Interzession ist das rechtliche Einstehen einer Person für die Schuld eines anderen. Sie umfasst etwa Bürgschaft, Garantie, Schuldbeitritt oder die Bestellung von Sicherheiten für fremde Schulden.
Worin unterscheidet sich die Bürgschaft von der Garantie?
Die Bürgschaft hängt vom Bestehen der Hauptschuld ab und erlaubt häufig Einreden aus dem Hauptschuldverhältnis. Die Garantie ist in der Regel unabhängig von der Hauptschuld und richtet sich allein nach den Bedingungen der Garantieerklärung.
Welche Risiken trägt ein Interzedent?
Der Interzedent kann in vollem Umfang für die gesicherte Verbindlichkeit haften, einschließlich Zinsen und Kosten. Bei nahen Angehörigen und wirtschaftlicher Überforderung kann die Wirksamkeit eingeschränkt oder verneint werden; maßgeblich sind Umstände des Einzelfalls.
Kann eine Interzession widerrufen oder gekündigt werden?
Das hängt von der Art des Vertrags und der Vereinbarung ab. Befristete Interzessionen enden mit Fristablauf. Unbefristete Gestaltungen können für zukünftige Forderungen beendet werden; bereits entstandene Haftungen bleiben meist bestehen. In bestimmten Konstellationen bestehen gesetzliche Widerrufsrechte.
Wann haftet der Interzedent nicht?
Keine Haftung besteht, wenn die Interzession unwirksam ist, der Sicherungszweck entfallen ist, der Sicherungsfall nicht eingetreten ist oder der Gläubiger gegen wesentliche Treuepflichten verstoßen hat. Bei akzessorischen Sicherheiten entfallen Ansprüche, wenn die Hauptschuld nicht besteht oder erloschen ist.

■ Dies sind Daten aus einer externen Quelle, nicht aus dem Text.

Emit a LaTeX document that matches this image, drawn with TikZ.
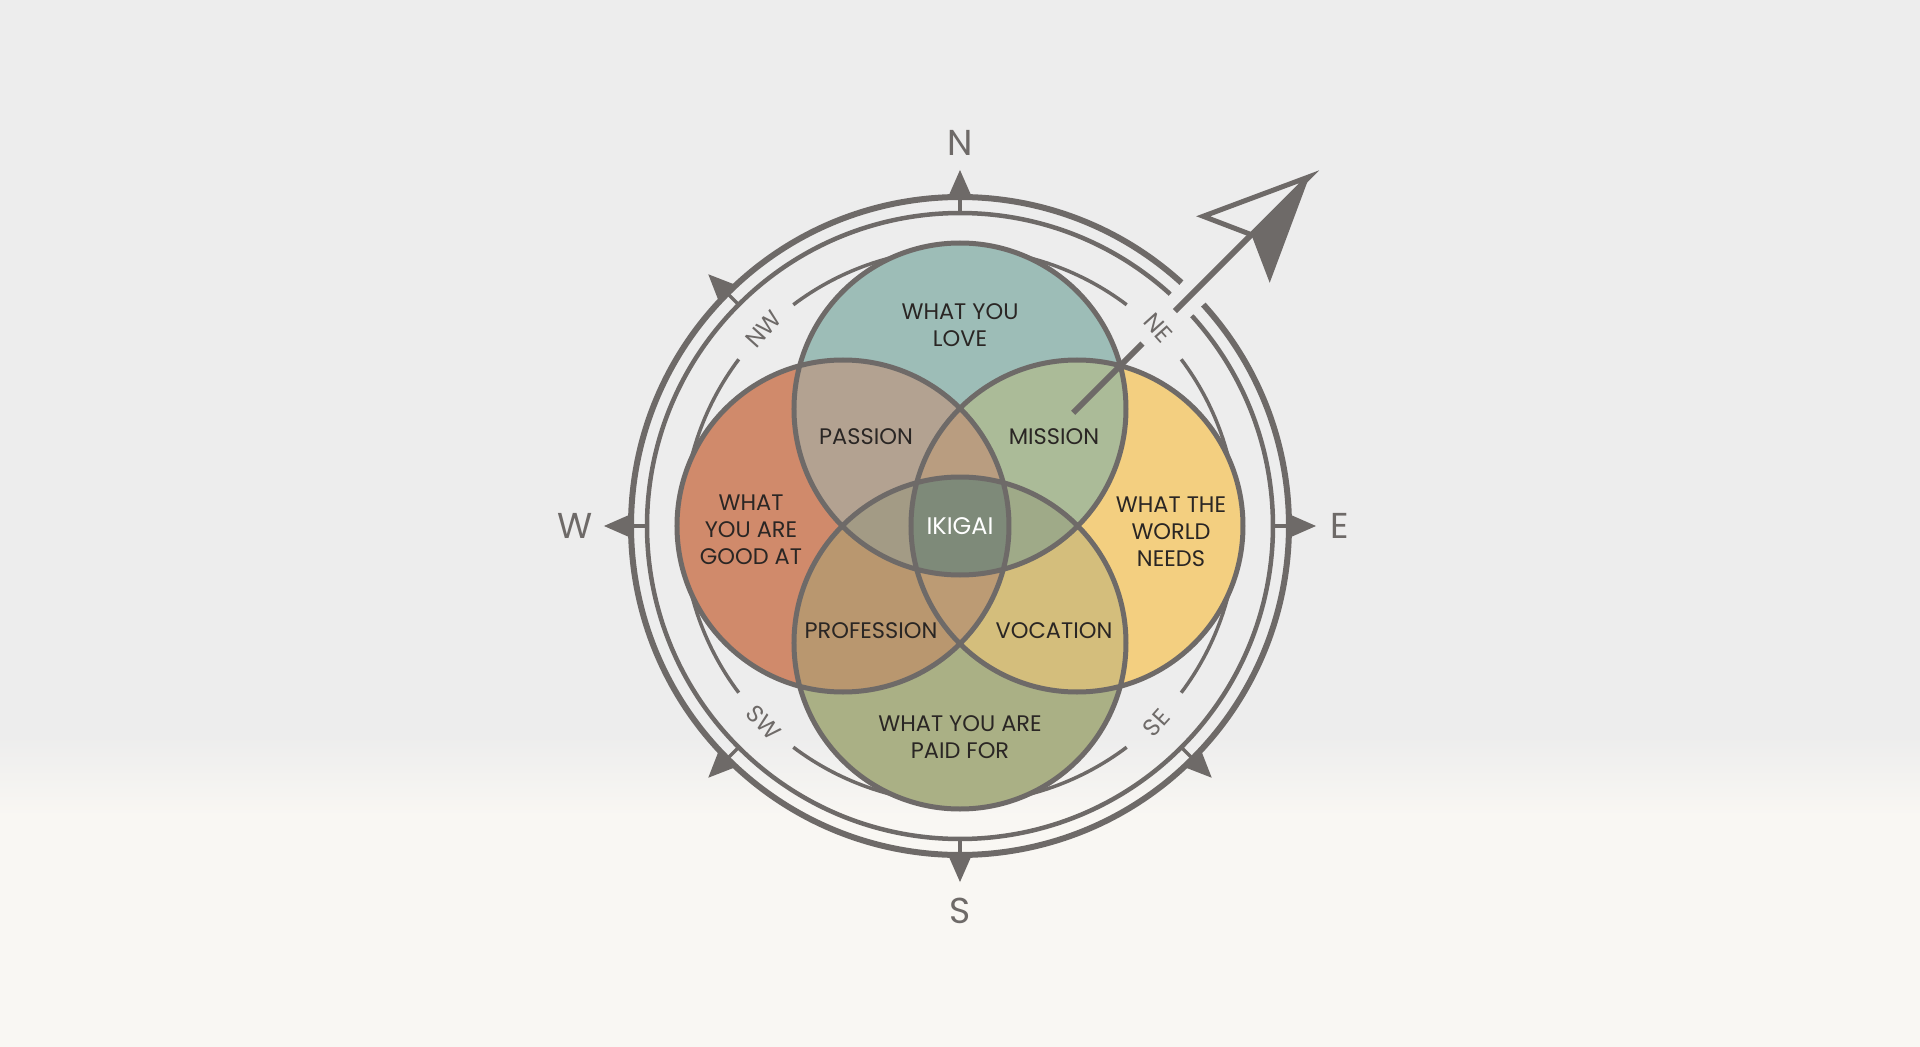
\documentclass[tikz,border=0pt]{standalone}
\usepackage{fontspec}
\setmainfont{Poppins}
\usepackage{xcolor}
\usepackage{tikz}
\usetikzlibrary{positioning,calc}
\definecolor{cLine}{HTML}{6E6A68}
\definecolor{cText}{HTML}{2A2624}
\definecolor{cBgTop}{HTML}{EDEDED}
\definecolor{cBgBot}{HTML}{F9F7F3}
\definecolor{cLove}{HTML}{9DBDB7}
\definecolor{cGood}{HTML}{D08A6B}
\definecolor{cWorld}{HTML}{F3CF80}
\definecolor{cPaid}{HTML}{AAB085}
\definecolor{cPassion}{HTML}{B3A291}
\definecolor{cMission}{HTML}{ABBB98}
\definecolor{cProf}{HTML}{B9976F}
\definecolor{cVoc}{HTML}{D4BE7C}
\definecolor{cTLR}{HTML}{B99D80}
\definecolor{cTLB}{HTML}{A39B85}
\definecolor{cTRB}{HTML}{9FAA88}
\definecolor{cLRB}{HTML}{BC9B74}
\definecolor{cIki}{HTML}{7E8A79}
\newcommand{\vennT}{(0,117) circle[radius=166]}
\newcommand{\vennL}{(-117,0) circle[radius=166]}
\newcommand{\vennR}{(117,0) circle[radius=166]}
\newcommand{\vennB}{(0,-117) circle[radius=166]}
\tikzset{
  lbl/.style    ={font=\fontsize{22.5}{27}\selectfont, text=cText, align=center, inner sep=0pt},
  ikilbl/.style ={lbl, text=white, font=\fontsize{24}{27}\selectfont},
  dirlbl/.style ={font=\fontsize{36}{36}\selectfont, text=cLine, inner sep=0pt},
  sublbl/.style ={font=\fontsize{24}{24}\selectfont, text=cLine, inner sep=0pt},
  venn/.style   ={draw=cLine, line width=5pt},
  ringA/.style  ={draw=cLine, line width=6pt},
  ringB/.style  ={draw=cLine, line width=4.5pt},
  ringC/.style  ={draw=cLine, line width=3.5pt},
  tickln/.style ={draw=cLine, line width=3.5pt},
  shaft/.style  ={draw=cLine, line width=6pt},
}

\begin{document}
\begin{tikzpicture}[x=1pt,y=1pt]
  \useasboundingbox (-960,-521) rectangle (960,526);
  % background
  \fill[cBgTop] (-960,-210) rectangle (960,526);
  \shade[top color=cBgTop, bottom color=cBgBot] (-960,-290) rectangle (960,-210);
  \fill[cBgBot] (-960,-521) rectangle (960,-290);
  % compass rings
  \draw[ringA] (47.7:329) arc[start angle=47.7, end angle=402.3, radius=329];
  \draw[ringB] (47.8:313) arc[start angle=47.8, end angle=402.2, radius=313];
  \foreach \a [evaluate=\a as \s using \a+8, evaluate=\a as \e using \a+82] in {45,135,225,315}
    \draw[ringC] (\s:277) arc[start angle=\s, end angle=\e, radius=277];
  \foreach \a in {0,90,180,270,135,225,315}{
    \draw[tickln] (\a:313) -- (\a:329);
    \fill[cLine] ($(\a:331)+(\a+90:11)$) -- ($(\a:331)+(\a-90:11)$) -- (\a:356) -- cycle;
  }
  % venn regions
  \fill[cLove] \vennT; \fill[cGood] \vennL; \fill[cWorld] \vennR; \fill[cPaid] \vennB;
  \begin{scope}\clip \vennT; \fill[cPassion] \vennL; \end{scope}
  \begin{scope}\clip \vennT; \fill[cMission] \vennR; \end{scope}
  \begin{scope}\clip \vennB; \fill[cProf] \vennL; \end{scope}
  \begin{scope}\clip \vennB; \fill[cVoc] \vennR; \end{scope}
  \begin{scope}\clip \vennT; \clip \vennL; \fill[cTLR] \vennR; \end{scope}
  \begin{scope}\clip \vennT; \clip \vennL; \fill[cTLB] \vennB; \end{scope}
  \begin{scope}\clip \vennT; \clip \vennR; \fill[cTRB] \vennB; \end{scope}
  \begin{scope}\clip \vennL; \clip \vennR; \fill[cLRB] \vennB; \end{scope}
  \begin{scope}\clip \vennT; \clip \vennL; \clip \vennR; \fill[cIki] \vennB; \end{scope}
  \draw[venn] \vennT; \draw[venn] \vennL; \draw[venn] \vennR; \draw[venn] \vennB;
  % labels
  \node[lbl] (love) at (0,201) {WHAT YOU\\LOVE};
  \node[lbl] (good) at (-209,-4) {WHAT\\YOU ARE\\GOOD AT};
  \node[lbl] (world) at (211,-6) {WHAT THE\\WORLD\\NEEDS};
  \node[lbl] (paid) at (0,-211) {WHAT YOU ARE\\PAID FOR};
  \node[lbl] (passion) at (-94,89) {PASSION};
  \node[lbl] (mission) at (94,89) {MISSION};
  \node[lbl] (prof) at (-89,-105) {PROFESSION};
  \node[lbl] (voc) at (94,-105) {VOCATION};
  \node[ikilbl] (ikigai) at (0,0) {IKIGAI};
  % compass points
  \node[dirlbl] (N) at (90:383) {N};
  \node[dirlbl] (S) at (270:385) {S};
  \node[dirlbl] (W) at (180:385) {W};
  \node[dirlbl] (E) at (0:380) {E};
  \node[sublbl,rotate=48] (NW) at (135:278) {NW};
  \node[sublbl,rotate=-48] (NE) at (45:280) {NE};
  \node[sublbl,rotate=-48] (SW) at (225:278) {SW};
  \node[sublbl,rotate=48] (SE) at (315:278) {SE};
  % pointer
  \begin{scope}[rotate=45]
    \coordinate (tail) at (160,0);
    \coordinate (cut1) at (258,0);
    \coordinate (cut2) at (304,0);
    \coordinate (notch) at (412,0);
    \coordinate (tip) at (494,0);
    \coordinate (wingL) at (391,47);
    \coordinate (wingR) at (391,-47);
    \draw[shaft] (tail) -- (cut1);
    \draw[shaft] (cut2) -- (notch);
    \fill[cLine] (tip) -- (notch) -- (wingR) -- cycle;
    \draw[cLine, line width=5pt, line join=miter] (tip) -- (wingL) -- (notch) -- cycle;
  \end{scope}
\end{tikzpicture}
\end{document}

Welche Besonderheiten gelten innerhalb von Familie und Partnerschaft?
Interzessionen naher Angehöriger unterliegen einer gesteigerten Wirksamkeitskontrolle. Liegt eine erhebliche wirtschaftliche Überforderung nahe und war die Entscheidung maßgeblich von emotionaler Bindung geprägt, kann dies zur Unwirksamkeit führen.
Was gilt im Insolvenzfall?
Insolvenz des Hauptschuldners oder Interzedenten beeinflusst Durchsetzung, Verwertung und Rang von Ansprüchen. Kurz zuvor bestellte Sicherheiten können anfechtbar sein. Nach Zahlung erwirbt der Interzedent regelmäßig Regressrechte gegenüber dem Hauptschuldner.